Overview
This lab demonstrates a controlled brute-force attack against RDP in a segmented LAN. After enumerating the target, Hydra is used with a wordlist to attempt credential discovery. Upon success, xfreerdp confirms interactive access.
Scan Port 3389 with Nmap
Brute Force with Hydra (RDP + rockyou.txt)
Run Hydra against the RDP service using a known username and a wordlist (e.g., rockyou.txt) to attempt password discovery.
Remote Login with xfreerdp
After Hydra identifies valid credentials, initiate an RDP session using xfreerdp to verify access.
Ways to Mitigate Against This Attack
There are a handful of ways to mitigate and protect against RDP Brute Forcing attacks. One thing I do want to point out is that a strategic attacker would likely think twice about carrying out this activity if their goal is to remain stealthy and unnoticed.
When you use a tool like Hydra, it gets really loud and noticeable on a network. A well secured environment with layers of protection would likely catch this immediately in the act.
Account Lockout Policy
Implementing an account lockout policy is one of the most direct administrative settings to defend against this. If the account locks after 5 or 10 failed attempts, Hydra can't iterate through the wordlist, effectively putting a stop to the brute force activity.

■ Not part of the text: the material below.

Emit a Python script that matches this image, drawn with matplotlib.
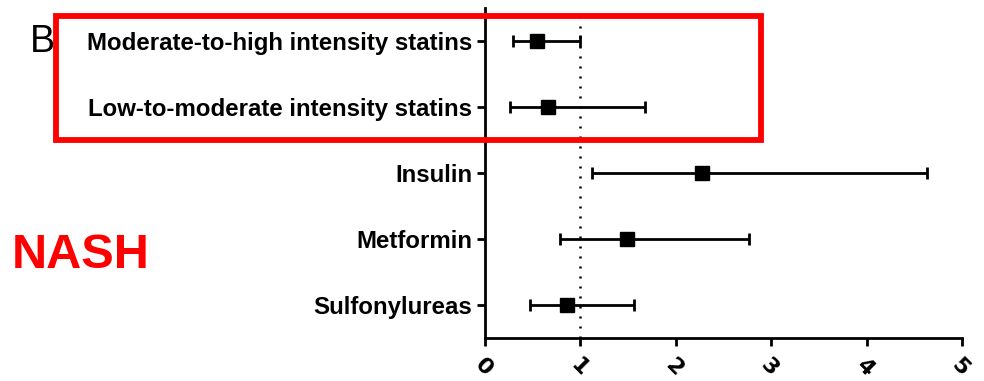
import matplotlib
matplotlib.use("Agg")
import matplotlib.pyplot as plt
from matplotlib.patches import Rectangle

categories = ["Moderate-to-high intensity statins", "Low-to-moderate intensity statins",
              "Insulin", "Metformin", "Sulfonylureas"]
point = [0.55, 0.66, 2.27, 1.49, 0.86]
lower = [0.29, 0.26, 1.12, 0.79, 0.47]
upper = [1.00, 1.68, 4.63, 2.77, 1.56]
xticks = [0, 1, 2, 3, 4, 5]

fig = plt.figure(figsize=(9.84, 3.81), dpi=100)
ax = fig.add_axes([485/984, 1-338/381, (962-485)/984, (338-8)/381])

n = len(categories)
ypos = list(range(n-1, -1, -1))
xerr = [[p - l for p, l in zip(point, lower)], [u - p for p, u in zip(point, upper)]]
ax.errorbar(point, ypos, xerr=xerr, fmt='s', color='black', ms=9.5, elinewidth=2,
            capsize=4.5, capthick=2, zorder=3)
ax.axvline(1, color='black', lw=1.8, linestyle=(0, (0.8, 3.2)), zorder=2)

ax.set_xlim(0, 5)
ax.set_ylim(-0.5, n - 0.5)
ax.set_yticks(ypos)
ax.set_yticklabels(categories, fontsize=17.3, fontweight='bold', family='Liberation Sans')
ax.set_xticks(xticks)
ax.set_xticklabels([str(t) for t in xticks], rotation=-45, ha='left', va='top',
                   rotation_mode='anchor', fontsize=16, fontweight='bold', family='DejaVu Sans')
for s in ['top', 'right']:
    ax.spines[s].set_visible(False)
for s in ['left', 'bottom']:
    ax.spines[s].set_linewidth(2)
ax.tick_params(axis='both', width=2, length=6, direction='out')
ax.tick_params(axis='y', pad=3)
ax.tick_params(axis='x', pad=6)

fig.text(30/984, 1-42/381, "B", fontsize=27, family='Liberation Sans', va='center', ha='left')
fig.text(12/984, 1-255/381, "NASH", fontsize=35, fontweight='bold', color='#ff0000',
         family='Liberation Sans', va='center', ha='left')
fig.patches.append(Rectangle((56/984, 1-140/381), (761-56)/984, (140-16)/381,
                             transform=fig.transFigure, fill=False, edgecolor='#ff0000',
                             lw=4.2, zorder=10))

fig.savefig("out.png", dpi=100)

MFA - Multi-Factor Authentication on RDP
In a scenario where Hydra effectively recovers the correct account password, MFA implemented on an RDP session makes the credential alone useless. This is increasingly becoming the standard for any internet-facing remote access.
Don't Expose RDP Directly to the Internet
Port 3389 should never be open to the public internet. The proper approach is putting RDP behind a VPN, where you have to authenticate to the VPN first before you can even reach the RDP port. This removes the attack surface entirely for external attackers.
Change the Default RDP Port
If you want to go the extra mile, you could change the default RDP port. There are tools that can detect if the RDP service is running on a different port, but changing from 3389 to a non-standard port makes it less obvious that RDP is being used when reading the results of a network scan. This is more of a security through obscurity approach, not necessarily a full solution.
Network Level Authentication - NLA
NLA enforces that clients authenticate prior to initiating a full RDP session. This goes a long way in limiting exposure, with unauthenticated users not being able to reach the login screen, effectively reducing the attack surface and making brute forcing more difficult to carry out.
Firewall/IP Allowlisting
Restricting RDP access to specific known IP ranges means an attacker coming from an unknown IP can't even reach the service to attempt a login. This in conjunction with setting up RDP through a VPN goes a long way in effective mitigation.
Detection
Windows Event ID 4625 logs failed logon attempts. A burst of 4625 events from a single source in a short window is a textbook Hydra signature that any SIEM should be alerting on.